Number of asylum seekers in Greece approaching 75,000

Τhere are nearly 75,000 refugees and asylum-seekers currently in various reception centres across Greece. The Greek government said it plans to transfer up to 6,000 people from the Greek islands to the mainland to improve their living conditions, but many observers are skeptical.

The number of refugees and migrants seeking asylum in Greece is nearing 75,000, according to the latest figures from Greek authorities. As of November, approximately 74,000 migrants and refugees are being hosted across the country at various reception centers. Most of these centres are woefully overcrowded, and living conditions within them are grim. 

Since the beginning of the year, over 42,000 refugees and migrants have entered Greece illegally. Arrivals are not expected to increase in 2019, but the huge backlog of asylum applications and slow processing time – sometimes more than 90 days – leave the Greek government little room for manoeuvre. 
More arrivals via land border
“The most challenging issue we have seen in 2018 is the large increase in arrivals at the Evros land border,” said Greek Migration Minister Dimitris Vitsas at a press conference. 
As of November 12, 14,250 arrivals were recorded via Evros, although the actual total is estimated to be closer to 16,300. In 2017, the corresponding number was just 5,500. The Evros region in northeastern Greece is the only part of the country that shares a land border with Turkey, a transfer country for many migrants and refugees trying to get to Europe. 
Increased transfers to mainland
The government has come under constant criticism and pressure from human rights groups to speed up transfers of asylum-seekers from camps on the Aegean Islands, where conditions are worst, to the mainland.
Dimitris Vitsas said the government will arrange for the transfer of up to 6,000 people to the mainland into more suitable accommodation by the end of the year.
“The situation is incredibly difficult,” said Vitsas. “Now, for example at Moria [on the island of Lesvos] we have around 20,000 asylum-seekers staying in structures designed for just 10,000. Our priority is to get as many as possible from there into apartments for six months and into an integration program.”
Broken promises 
This is not the first time Vitsas has made public promises to lighten the burden on the islands by transferring people to the mainland.

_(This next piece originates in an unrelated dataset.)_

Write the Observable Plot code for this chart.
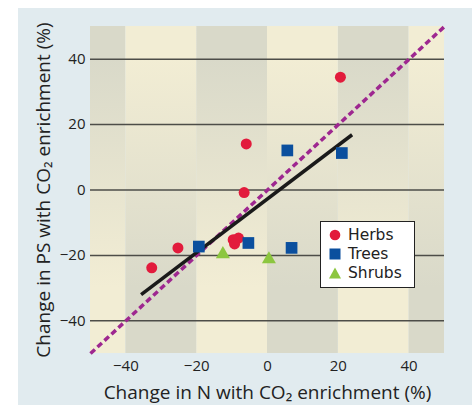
<!DOCTYPE html>
<html><head><meta charset="utf-8">
<script src="https://cdn.jsdelivr.net/npm/d3@7"></script>
<script src="https://cdn.jsdelivr.net/npm/@observablehq/plot@0.6"></script>
<style>
body{margin:0;background:#fff;font-family:"Open Sans",sans-serif;}
#wrap{position:relative;width:472px;height:405px;}
#bg{position:absolute;left:18px;top:8px;right:0;bottom:0;background:#e1ebef;}
#chart{position:absolute;left:0;top:0;}
#legend{position:absolute;left:320px;top:221px;width:93px;height:62px;border:1.6px solid #222;background:#fff;padding:0;box-sizing:content-box;}
.row{display:flex;align-items:center;height:19px;font-family:"DejaVu Sans",sans-serif;font-size:15.5px;color:#222;}
.row svg{margin-left:8px;margin-right:7px;flex:none;}
.row span{display:block;line-height:18px;}
</style></head>
<body><div id="wrap"><div id="bg"></div><div id="chart"></div>
<div id="legend"></div></div>
<script>
const herbsX = [20.6, -6.0, -6.6, -32.7, -25.3, -9.7, -8.2, -9.3];
const herbsY = [34.5, 14.1, -0.8, -23.8, -17.7, -15.2, -14.7, -16.5];
const treesX = [-19.4, -5.4, 5.6, 6.8, 21.0];
const treesY = [-17.3, -16.2, 12.1, -17.7, 11.3];
const shrubsX = [-12.6, 0.4];
const shrubsY = [-19.6, -21.2];
const fitX = [-35.7, 23.9];
const fitY = [-32.0, 16.9];
const oneToOne = [-50, 50];
const bandStart = [-50, -40, -20, 0, 20, 40];
const bandEnd = [-40, -20, 0, 20, 40, 50];
const bandKind = ["grayTop", "creamTop", "grayTop", "creamTop", "grayTop", "creamTop"];
const xTicks = [-40, -20, 0, 20, 40];
const yTicks = [-40, -20, 0, 20, 40];
const seriesNames = ["Herbs", "Trees", "Shrubs"];
const seriesColors = ["#e21b3c", "#0a4f9e", "#8cc63f"];
const xLabel = "Change in N with CO\u2082 enrichment (%)";
const yLabel = "Change in PS with CO\u2082 enrichment (%)";
const grayTone = "#d9d9c9";
const creamTone = "#f2edd4";

const bands = bandStart.map((s, i) => ({x1: s, x2: bandEnd[i], kind: bandKind[i]}));
const herbs = herbsX.map((x, i) => ({x, y: herbsY[i]}));
const trees = treesX.map((x, i) => ({x, y: treesY[i]}));
const shrubs = shrubsX.map((x, i) => ({x, y: shrubsY[i]}));
const fit = fitX.map((x, i) => ({x, y: fitY[i]}));
const ident = oneToOne.map(v => ({x: v, y: v}));
const fmt = d => d < 0 ? "\u2212" + Math.abs(d) : String(d);

const plot = Plot.plot({
  width: 472, height: 405,
  marginLeft: 90, marginRight: 28, marginTop: 26, marginBottom: 52,
  style: {background: "transparent", fontFamily: "'Open Sans', sans-serif", fontSize: "15px", color: "#222"},
  x: {domain: [-50, 50], ticks: xTicks, tickFormat: fmt, tickSize: 0, tickPadding: 7,
      label: xLabel, labelAnchor: "center", labelOffset: 45, labelArrow: false},
  y: {domain: [-50, 50], ticks: yTicks, tickFormat: fmt, tickSize: 0, tickPadding: 5,
      label: yLabel, labelAnchor: "center", labelOffset: 54, labelArrow: false},
  marks: [
    Plot.rect(bands.filter(d => d.kind === "grayTop"), {x1: "x1", x2: "x2", y1: -50, y2: 50, fill: "url(#grayTop)"}),
    Plot.rect(bands.filter(d => d.kind === "creamTop"), {x1: "x1", x2: "x2", y1: -50, y2: 50, fill: "url(#creamTop)"}),
    Plot.ruleY(yTicks, {stroke: "#4d4d48", strokeWidth: 1.5}),
    Plot.line(ident, {x: "x", y: "y", stroke: "#9e2790", strokeWidth: 3.5, strokeDasharray: "6 3.5", strokeLinecap: "butt"}),
    Plot.line(fit, {x: "x", y: "y", stroke: "#1a1a1a", strokeWidth: 3.5, strokeLinecap: "butt"}),
    Plot.dot(herbs, {x: "x", y: "y", r: 5.5, fill: seriesColors[0], symbol: "circle"}),
    Plot.dot(trees, {x: "x", y: "y", r: 6.6, fill: seriesColors[1], symbol: "square"}),
    Plot.dot(shrubs, {x: "x", y: "y", r: 5.2, fill: seriesColors[2], symbol: "triangle"})
  ]
});
// vertical gradients for the background stripes
const svg = d3.select(plot);
const defs = svg.insert("defs", ":first-child");
[["grayTop", grayTone, creamTone], ["creamTop", creamTone, grayTone]].forEach(([id, c0, c1]) => {
  const g = defs.append("linearGradient").attr("id", id).attr("x1", 0).attr("y1", 0).attr("x2", 0).attr("y2", 1);
  g.append("stop").attr("offset", "0.1").attr("stop-color", c0);
  g.append("stop").attr("offset", "0.8").attr("stop-color", c1);
});
plot.querySelectorAll("text").forEach(t => {
  if (t.textContent.includes("enrichment")) { t.setAttribute("font-size", "19px"); t.setAttribute("fill", "#222"); }
});
document.getElementById("chart").appendChild(plot);

const symPaths = {
  Herbs: '<circle cx="6" cy="6" r="5.3"/>',
  Trees: '<rect x="0.5" y="0.5" width="11" height="11"/>',
  Shrubs: '<path d="M6,0.5 L12,11.5 L0,11.5 Z"/>'
};
const leg = document.getElementById("legend");
leg.style.paddingTop = "3px";
seriesNames.forEach((n, i) => {
  const row = document.createElement("div");
  row.className = "row";
  row.innerHTML = `<svg width="12" height="12" fill="${seriesColors[i]}">${symPaths[n]}</svg><span>${n}</span>`;
  leg.appendChild(row);
});
</script></body></html>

Earlier this summer, he said the government would speed up relocation efforts and ensure that the combined number of migrants at overcrowded camps on Lesbos, Chios and Samos would be cut to 10,000 by September. 
But the migration authorities did not fulfill that promise, which is why many in the local media, as well as human rights groups and NGOs, are skeptical of Vitsas’ more recent promises. 
The migration minister has also pledged to set up small-scale health centers in each of the camps on the islands of Lesvos, Samos, Chios, Leros and Kos, to ease pressure on the local hospitals. Following a damning public health report on the Moria camp that came out in early October, Vitsas said a sewage treatment plant should be completed there by March 2019.